The project, which is still in its proposal phase, has experienced some pushback from the local community. But Bousada told The Record that the meeting seemed to quell many of the residents’ concerns, including those living in the neighbourhood near the church.
“What I’m doing now, maybe I should have done two years ago when we first launched the project, going out and getting community acceptance, but I didn’t have the experience to know how to do that. I didn’t know that was one of the steps that needed to be done,” he said.
Bousada has reduced the size of the building by 30 per cent, from 42,000 square feet to 30,000 square feet, making it a 12- to 15-unit complex. He also eliminated a previously proposed driveway, and he got rid of the outdoor parking lot by moving it underground.
He also assured everyone in attendance that the building wouldn’t steal the spotlight from the St. Paul’s Church, adding that the condominium will be lower than the church and out of sight. He’s also donating just under two acres of land to the Brome Lake Land Foundation.
And while he’s trying to check every box, Bousada’s most pressing task is garnering support from the people living in the neighbourhood directly impacted by the development project. He asked the town to change the zoning bylaw to begin construction, but he needs signatures.
“There’s 239 people from that zone and I think those people, that matters, round numbers I would need 120 votes. I got signatures, but a lot of these people are in Florida, they’re away in the winter, so we’re going to their homes and nobody’s there,” said Bousada.
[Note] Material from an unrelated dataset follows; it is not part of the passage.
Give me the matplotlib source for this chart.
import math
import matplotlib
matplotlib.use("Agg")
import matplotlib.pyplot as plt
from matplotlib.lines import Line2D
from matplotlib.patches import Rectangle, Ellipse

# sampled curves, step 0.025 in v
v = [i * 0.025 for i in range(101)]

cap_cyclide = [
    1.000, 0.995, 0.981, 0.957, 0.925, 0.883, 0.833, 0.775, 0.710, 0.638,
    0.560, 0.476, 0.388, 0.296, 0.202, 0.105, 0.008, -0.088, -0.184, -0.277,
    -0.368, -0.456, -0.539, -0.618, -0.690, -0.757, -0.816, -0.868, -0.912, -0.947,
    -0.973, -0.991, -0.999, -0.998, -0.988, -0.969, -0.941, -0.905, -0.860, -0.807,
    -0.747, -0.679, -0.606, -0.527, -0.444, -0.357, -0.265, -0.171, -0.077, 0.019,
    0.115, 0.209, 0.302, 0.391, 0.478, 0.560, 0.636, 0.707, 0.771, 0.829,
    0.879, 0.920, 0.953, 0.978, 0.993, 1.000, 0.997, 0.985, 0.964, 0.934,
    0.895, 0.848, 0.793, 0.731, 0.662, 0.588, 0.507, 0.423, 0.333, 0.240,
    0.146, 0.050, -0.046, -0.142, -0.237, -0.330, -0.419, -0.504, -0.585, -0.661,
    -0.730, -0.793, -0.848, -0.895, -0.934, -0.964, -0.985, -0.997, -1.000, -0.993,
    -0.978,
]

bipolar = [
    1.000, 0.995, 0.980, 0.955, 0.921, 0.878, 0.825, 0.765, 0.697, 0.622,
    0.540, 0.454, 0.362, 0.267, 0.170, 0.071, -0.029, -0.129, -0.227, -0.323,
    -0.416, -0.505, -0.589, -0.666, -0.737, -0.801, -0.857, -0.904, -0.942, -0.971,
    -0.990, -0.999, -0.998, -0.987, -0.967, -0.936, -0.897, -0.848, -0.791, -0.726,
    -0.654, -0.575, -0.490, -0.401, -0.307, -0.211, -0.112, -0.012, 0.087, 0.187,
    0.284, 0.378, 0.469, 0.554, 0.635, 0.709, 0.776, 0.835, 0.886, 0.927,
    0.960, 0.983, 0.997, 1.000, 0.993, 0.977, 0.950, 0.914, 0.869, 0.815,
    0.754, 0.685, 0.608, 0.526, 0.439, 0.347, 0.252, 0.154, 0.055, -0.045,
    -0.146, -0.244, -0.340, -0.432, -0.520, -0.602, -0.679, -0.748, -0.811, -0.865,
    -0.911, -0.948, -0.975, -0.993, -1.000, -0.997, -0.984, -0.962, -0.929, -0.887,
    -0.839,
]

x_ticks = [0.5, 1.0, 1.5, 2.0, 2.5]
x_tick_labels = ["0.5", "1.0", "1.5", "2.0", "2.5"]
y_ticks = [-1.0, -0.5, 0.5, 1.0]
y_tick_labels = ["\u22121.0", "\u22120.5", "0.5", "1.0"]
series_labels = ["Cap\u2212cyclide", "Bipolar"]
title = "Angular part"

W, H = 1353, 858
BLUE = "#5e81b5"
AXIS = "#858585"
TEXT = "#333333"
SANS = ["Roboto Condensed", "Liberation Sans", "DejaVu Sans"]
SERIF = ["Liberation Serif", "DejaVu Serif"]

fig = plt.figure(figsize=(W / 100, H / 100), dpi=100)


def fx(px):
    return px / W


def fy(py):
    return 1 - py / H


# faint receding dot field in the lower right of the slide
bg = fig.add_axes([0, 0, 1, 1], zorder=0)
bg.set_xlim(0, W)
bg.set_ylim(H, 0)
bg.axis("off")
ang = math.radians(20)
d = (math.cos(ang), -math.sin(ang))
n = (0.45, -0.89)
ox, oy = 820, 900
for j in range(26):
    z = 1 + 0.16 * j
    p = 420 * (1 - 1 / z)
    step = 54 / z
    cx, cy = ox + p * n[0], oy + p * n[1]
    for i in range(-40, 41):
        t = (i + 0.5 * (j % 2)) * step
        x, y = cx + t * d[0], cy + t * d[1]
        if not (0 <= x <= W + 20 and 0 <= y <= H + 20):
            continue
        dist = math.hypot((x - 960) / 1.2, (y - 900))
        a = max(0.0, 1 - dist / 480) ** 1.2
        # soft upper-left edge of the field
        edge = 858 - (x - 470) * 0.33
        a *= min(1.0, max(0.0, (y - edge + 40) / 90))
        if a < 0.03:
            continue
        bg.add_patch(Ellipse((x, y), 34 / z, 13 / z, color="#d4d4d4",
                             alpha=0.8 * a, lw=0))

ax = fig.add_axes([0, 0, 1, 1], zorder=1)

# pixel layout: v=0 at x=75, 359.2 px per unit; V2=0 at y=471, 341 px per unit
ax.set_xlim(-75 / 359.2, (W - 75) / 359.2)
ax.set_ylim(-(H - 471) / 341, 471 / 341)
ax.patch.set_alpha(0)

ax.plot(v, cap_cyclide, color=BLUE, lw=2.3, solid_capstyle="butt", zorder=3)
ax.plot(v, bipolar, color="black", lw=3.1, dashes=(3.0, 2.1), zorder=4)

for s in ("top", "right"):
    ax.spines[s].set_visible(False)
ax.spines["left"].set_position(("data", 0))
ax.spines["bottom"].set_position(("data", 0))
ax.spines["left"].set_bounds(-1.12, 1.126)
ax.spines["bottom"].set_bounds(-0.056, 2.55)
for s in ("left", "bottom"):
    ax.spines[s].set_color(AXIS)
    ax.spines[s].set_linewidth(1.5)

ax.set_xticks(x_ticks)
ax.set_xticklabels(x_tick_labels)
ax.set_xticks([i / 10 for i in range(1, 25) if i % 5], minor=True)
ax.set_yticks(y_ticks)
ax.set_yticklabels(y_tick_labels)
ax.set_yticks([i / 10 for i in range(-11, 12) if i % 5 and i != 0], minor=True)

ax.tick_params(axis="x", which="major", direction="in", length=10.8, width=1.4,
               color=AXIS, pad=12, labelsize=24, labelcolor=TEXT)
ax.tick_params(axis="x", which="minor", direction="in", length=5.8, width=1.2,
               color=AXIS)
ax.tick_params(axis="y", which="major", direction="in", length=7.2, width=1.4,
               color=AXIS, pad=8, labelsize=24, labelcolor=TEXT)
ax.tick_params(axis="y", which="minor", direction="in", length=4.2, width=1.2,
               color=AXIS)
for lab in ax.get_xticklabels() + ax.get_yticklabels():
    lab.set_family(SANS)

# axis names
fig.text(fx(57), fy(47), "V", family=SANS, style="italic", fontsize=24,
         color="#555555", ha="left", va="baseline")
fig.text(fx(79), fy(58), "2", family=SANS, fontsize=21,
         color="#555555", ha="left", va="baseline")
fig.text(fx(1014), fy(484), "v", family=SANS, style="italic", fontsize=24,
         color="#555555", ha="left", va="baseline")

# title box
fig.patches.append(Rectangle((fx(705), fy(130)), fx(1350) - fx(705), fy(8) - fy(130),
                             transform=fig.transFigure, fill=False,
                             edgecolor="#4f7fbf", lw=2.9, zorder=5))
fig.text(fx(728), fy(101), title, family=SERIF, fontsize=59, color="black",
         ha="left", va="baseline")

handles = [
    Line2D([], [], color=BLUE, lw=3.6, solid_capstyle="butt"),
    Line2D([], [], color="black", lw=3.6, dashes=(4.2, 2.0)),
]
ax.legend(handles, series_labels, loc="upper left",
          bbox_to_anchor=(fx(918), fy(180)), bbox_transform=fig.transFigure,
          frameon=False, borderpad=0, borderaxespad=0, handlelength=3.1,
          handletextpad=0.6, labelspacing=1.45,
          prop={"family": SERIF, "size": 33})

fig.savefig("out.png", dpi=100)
According to Bousada, he sent out an online survey where “a couple hundred people” voted in favour of the project. But many of those voters are redundant, as they don’t have a say in the project, since they don’t live in the zone that will be affected by the change in bylaw.
Bousada has no intention of moving his project, either. He wants to help the church. The purchase and sale agreement came out to $1 million. And although the money will go to the diocese in Montreal, it will be used to keep the church up and running for years to come.